• Written task: Nothing should be output except the lines from the one containing "Write a web" through the one containing "const refFreqs = [3.88, 4.70, 5.71, 7.23, 9.47, 11.6];", both ends included, each repeated exactly.

Part of a data file
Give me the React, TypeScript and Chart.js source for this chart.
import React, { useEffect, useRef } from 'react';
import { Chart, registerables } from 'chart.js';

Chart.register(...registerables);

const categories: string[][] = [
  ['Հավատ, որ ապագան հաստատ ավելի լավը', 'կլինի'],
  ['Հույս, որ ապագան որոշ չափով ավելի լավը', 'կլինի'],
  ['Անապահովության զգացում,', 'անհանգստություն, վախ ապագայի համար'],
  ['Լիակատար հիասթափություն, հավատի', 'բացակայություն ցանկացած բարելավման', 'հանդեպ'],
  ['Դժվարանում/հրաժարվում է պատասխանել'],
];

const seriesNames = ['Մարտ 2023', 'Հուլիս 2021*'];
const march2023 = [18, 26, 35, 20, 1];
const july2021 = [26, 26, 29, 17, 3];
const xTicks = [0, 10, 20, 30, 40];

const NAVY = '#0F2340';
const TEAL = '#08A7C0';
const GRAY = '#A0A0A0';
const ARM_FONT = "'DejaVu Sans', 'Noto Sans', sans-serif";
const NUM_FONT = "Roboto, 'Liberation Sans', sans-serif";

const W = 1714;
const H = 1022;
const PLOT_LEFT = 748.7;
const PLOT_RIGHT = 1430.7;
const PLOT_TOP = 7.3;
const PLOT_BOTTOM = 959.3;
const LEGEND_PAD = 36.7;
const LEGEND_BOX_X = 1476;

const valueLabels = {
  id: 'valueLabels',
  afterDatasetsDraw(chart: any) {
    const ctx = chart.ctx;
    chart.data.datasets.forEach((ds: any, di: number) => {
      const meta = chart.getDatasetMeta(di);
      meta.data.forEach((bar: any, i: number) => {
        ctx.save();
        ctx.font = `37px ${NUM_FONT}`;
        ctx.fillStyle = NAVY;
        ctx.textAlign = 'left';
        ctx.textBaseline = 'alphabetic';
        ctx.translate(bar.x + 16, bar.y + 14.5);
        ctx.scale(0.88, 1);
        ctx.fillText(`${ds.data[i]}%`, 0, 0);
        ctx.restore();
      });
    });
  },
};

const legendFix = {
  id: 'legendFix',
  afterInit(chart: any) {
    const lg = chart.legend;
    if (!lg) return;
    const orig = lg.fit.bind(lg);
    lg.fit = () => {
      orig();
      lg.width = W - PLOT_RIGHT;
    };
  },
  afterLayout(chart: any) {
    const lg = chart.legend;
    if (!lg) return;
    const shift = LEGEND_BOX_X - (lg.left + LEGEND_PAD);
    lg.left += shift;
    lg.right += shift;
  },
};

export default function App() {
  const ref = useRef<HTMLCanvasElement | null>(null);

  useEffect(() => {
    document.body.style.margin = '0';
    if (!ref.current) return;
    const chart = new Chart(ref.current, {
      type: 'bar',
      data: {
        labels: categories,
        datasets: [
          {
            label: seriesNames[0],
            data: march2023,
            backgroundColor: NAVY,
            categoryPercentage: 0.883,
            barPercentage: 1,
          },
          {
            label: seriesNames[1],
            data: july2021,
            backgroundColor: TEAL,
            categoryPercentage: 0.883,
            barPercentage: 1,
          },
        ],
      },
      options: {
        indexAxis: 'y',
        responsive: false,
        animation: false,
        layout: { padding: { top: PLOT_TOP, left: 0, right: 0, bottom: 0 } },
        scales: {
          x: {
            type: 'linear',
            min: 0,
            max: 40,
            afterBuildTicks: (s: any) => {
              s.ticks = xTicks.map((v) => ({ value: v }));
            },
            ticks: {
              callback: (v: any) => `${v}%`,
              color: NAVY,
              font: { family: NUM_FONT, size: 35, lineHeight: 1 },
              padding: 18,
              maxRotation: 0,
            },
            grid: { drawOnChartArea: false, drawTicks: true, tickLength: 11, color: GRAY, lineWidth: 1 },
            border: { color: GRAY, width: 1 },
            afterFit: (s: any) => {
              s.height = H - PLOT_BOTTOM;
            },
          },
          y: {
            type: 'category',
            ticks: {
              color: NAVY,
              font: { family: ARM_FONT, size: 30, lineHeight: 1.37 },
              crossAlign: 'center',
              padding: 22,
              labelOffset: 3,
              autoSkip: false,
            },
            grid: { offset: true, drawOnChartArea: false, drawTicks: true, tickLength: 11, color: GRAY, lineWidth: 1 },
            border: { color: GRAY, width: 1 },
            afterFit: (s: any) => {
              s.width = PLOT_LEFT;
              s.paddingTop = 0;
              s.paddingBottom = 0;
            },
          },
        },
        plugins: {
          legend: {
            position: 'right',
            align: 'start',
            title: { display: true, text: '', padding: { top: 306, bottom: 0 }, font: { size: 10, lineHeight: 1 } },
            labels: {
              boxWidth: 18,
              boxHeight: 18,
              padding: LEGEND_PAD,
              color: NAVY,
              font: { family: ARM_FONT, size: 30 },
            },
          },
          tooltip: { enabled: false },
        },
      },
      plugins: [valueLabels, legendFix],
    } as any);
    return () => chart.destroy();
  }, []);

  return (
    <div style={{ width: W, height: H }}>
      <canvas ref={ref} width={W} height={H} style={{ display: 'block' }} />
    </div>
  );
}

* * *

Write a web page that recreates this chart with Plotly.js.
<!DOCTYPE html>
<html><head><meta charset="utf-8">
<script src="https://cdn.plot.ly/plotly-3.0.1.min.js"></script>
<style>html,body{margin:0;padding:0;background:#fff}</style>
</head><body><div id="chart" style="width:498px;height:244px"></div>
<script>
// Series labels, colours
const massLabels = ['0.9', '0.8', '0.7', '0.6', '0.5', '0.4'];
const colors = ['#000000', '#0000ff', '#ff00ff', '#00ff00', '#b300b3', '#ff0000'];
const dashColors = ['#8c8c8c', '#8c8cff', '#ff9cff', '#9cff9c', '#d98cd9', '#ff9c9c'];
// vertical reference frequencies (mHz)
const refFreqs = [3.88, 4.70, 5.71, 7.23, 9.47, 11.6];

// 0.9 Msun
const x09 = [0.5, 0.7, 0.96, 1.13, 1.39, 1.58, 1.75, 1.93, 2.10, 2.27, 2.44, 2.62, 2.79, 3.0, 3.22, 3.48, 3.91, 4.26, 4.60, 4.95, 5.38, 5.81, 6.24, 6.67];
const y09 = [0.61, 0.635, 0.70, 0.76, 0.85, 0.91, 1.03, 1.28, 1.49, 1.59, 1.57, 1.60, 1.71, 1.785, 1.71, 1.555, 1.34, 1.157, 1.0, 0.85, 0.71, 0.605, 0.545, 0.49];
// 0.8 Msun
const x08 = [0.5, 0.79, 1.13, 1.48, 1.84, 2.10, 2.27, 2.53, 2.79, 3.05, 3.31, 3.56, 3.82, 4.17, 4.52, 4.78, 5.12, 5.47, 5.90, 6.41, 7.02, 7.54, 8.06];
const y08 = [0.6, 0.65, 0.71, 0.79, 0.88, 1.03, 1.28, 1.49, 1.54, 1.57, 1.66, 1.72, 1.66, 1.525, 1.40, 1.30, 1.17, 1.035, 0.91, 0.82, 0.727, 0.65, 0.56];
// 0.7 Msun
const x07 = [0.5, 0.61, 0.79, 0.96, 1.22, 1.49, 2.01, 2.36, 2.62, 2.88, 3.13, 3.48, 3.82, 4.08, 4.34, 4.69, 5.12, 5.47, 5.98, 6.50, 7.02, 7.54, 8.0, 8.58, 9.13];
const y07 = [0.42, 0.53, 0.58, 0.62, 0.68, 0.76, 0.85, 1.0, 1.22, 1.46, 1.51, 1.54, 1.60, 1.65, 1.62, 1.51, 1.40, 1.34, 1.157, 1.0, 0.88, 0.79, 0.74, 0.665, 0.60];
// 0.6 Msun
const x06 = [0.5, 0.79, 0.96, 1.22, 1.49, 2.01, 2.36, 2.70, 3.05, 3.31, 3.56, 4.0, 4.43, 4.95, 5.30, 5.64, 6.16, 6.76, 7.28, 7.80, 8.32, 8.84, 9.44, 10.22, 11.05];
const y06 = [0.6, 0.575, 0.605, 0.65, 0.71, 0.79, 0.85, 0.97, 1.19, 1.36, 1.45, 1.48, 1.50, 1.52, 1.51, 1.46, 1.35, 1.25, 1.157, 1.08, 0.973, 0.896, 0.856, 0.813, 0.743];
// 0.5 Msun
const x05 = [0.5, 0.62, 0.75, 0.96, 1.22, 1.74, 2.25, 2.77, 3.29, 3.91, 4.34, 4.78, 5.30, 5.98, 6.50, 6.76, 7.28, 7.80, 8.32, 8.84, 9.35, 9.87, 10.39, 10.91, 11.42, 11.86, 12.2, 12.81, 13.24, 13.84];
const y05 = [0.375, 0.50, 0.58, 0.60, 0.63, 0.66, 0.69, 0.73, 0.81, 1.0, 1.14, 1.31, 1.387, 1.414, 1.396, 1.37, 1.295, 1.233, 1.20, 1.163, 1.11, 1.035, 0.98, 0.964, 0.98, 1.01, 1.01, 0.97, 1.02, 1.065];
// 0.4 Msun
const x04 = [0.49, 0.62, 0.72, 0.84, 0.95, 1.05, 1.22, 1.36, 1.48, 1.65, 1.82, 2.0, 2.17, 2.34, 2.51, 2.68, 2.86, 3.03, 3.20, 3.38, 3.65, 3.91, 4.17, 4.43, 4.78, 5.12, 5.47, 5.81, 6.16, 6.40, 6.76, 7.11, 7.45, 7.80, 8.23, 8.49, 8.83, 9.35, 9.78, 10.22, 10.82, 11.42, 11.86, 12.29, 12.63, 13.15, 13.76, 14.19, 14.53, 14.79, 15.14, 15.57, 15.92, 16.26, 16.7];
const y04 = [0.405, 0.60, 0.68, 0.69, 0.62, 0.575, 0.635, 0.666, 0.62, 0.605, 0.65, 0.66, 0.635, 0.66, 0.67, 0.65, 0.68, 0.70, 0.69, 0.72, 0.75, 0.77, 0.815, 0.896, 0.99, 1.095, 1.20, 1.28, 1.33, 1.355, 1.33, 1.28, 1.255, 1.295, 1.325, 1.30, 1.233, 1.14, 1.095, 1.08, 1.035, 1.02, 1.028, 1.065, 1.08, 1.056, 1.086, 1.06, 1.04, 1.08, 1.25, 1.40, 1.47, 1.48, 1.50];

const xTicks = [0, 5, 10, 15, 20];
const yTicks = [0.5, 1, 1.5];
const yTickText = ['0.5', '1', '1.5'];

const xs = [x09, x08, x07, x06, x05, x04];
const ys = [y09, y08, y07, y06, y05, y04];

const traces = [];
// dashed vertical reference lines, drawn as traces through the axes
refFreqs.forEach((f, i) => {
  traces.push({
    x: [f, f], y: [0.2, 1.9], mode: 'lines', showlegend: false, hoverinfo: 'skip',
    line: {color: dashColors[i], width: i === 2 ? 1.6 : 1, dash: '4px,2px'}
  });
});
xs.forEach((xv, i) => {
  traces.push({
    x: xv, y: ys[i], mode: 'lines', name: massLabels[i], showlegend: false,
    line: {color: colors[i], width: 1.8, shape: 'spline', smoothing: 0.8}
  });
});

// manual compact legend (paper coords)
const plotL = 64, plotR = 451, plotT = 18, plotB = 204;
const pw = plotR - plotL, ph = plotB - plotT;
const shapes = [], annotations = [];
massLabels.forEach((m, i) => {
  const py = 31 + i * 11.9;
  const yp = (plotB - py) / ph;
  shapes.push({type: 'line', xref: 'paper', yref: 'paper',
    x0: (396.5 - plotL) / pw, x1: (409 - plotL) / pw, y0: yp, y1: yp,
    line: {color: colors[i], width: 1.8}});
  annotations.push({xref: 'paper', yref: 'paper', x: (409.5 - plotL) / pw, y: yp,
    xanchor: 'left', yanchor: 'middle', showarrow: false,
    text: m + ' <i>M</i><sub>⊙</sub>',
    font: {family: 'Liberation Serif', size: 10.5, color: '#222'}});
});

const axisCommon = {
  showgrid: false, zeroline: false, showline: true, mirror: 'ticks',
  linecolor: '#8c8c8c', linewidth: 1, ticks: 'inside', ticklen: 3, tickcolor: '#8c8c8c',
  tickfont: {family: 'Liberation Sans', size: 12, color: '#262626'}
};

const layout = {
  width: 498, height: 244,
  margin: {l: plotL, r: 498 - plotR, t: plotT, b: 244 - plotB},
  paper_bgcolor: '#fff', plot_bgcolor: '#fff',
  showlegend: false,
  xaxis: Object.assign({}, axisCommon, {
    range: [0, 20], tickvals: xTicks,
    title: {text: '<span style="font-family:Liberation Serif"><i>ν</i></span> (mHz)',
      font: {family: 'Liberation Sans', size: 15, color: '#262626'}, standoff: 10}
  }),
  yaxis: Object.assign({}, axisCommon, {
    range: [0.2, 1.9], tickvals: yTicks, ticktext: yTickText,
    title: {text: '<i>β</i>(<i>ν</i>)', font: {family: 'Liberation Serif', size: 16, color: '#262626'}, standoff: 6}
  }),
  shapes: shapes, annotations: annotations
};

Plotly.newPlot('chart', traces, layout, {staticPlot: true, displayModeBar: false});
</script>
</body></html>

...

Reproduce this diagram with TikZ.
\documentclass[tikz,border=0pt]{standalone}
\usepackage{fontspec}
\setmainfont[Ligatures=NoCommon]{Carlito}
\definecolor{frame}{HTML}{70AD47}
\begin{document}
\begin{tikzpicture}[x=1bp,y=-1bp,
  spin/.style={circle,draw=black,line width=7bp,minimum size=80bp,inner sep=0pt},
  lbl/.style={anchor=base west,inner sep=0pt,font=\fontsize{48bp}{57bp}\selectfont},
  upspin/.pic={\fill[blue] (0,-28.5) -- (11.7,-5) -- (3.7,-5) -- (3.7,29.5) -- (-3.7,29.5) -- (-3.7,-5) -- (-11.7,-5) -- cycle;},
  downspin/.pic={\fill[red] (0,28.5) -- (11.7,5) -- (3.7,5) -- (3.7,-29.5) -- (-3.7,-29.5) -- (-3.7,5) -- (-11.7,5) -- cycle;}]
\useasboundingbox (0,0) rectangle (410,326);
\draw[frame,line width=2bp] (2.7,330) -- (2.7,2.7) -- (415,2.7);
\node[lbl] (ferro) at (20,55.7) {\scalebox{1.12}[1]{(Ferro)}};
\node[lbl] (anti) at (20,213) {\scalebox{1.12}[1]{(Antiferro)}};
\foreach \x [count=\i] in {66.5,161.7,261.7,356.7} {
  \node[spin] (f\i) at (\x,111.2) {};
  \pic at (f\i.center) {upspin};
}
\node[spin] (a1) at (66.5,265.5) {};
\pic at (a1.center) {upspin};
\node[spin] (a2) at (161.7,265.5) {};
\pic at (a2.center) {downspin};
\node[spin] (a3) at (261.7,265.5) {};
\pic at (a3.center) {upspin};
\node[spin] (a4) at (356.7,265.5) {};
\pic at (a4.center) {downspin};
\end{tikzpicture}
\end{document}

• Completed exercise:
Write a web page that recreates this chart with Plotly.js.
<!DOCTYPE html>
<html><head><meta charset="utf-8">
<script src="https://cdn.plot.ly/plotly-3.0.1.min.js"></script>
<style>html,body{margin:0;padding:0;background:#fff}</style>
</head><body><div id="chart" style="width:498px;height:244px"></div>
<script>
// Series labels, colours
const massLabels = ['0.9', '0.8', '0.7', '0.6', '0.5', '0.4'];
const colors = ['#000000', '#0000ff', '#ff00ff', '#00ff00', '#b300b3', '#ff0000'];
const dashColors = ['#8c8c8c', '#8c8cff', '#ff9cff', '#9cff9c', '#d98cd9', '#ff9c9c'];
// vertical reference frequencies (mHz)
const refFreqs = [3.88, 4.70, 5.71, 7.23, 9.47, 11.6];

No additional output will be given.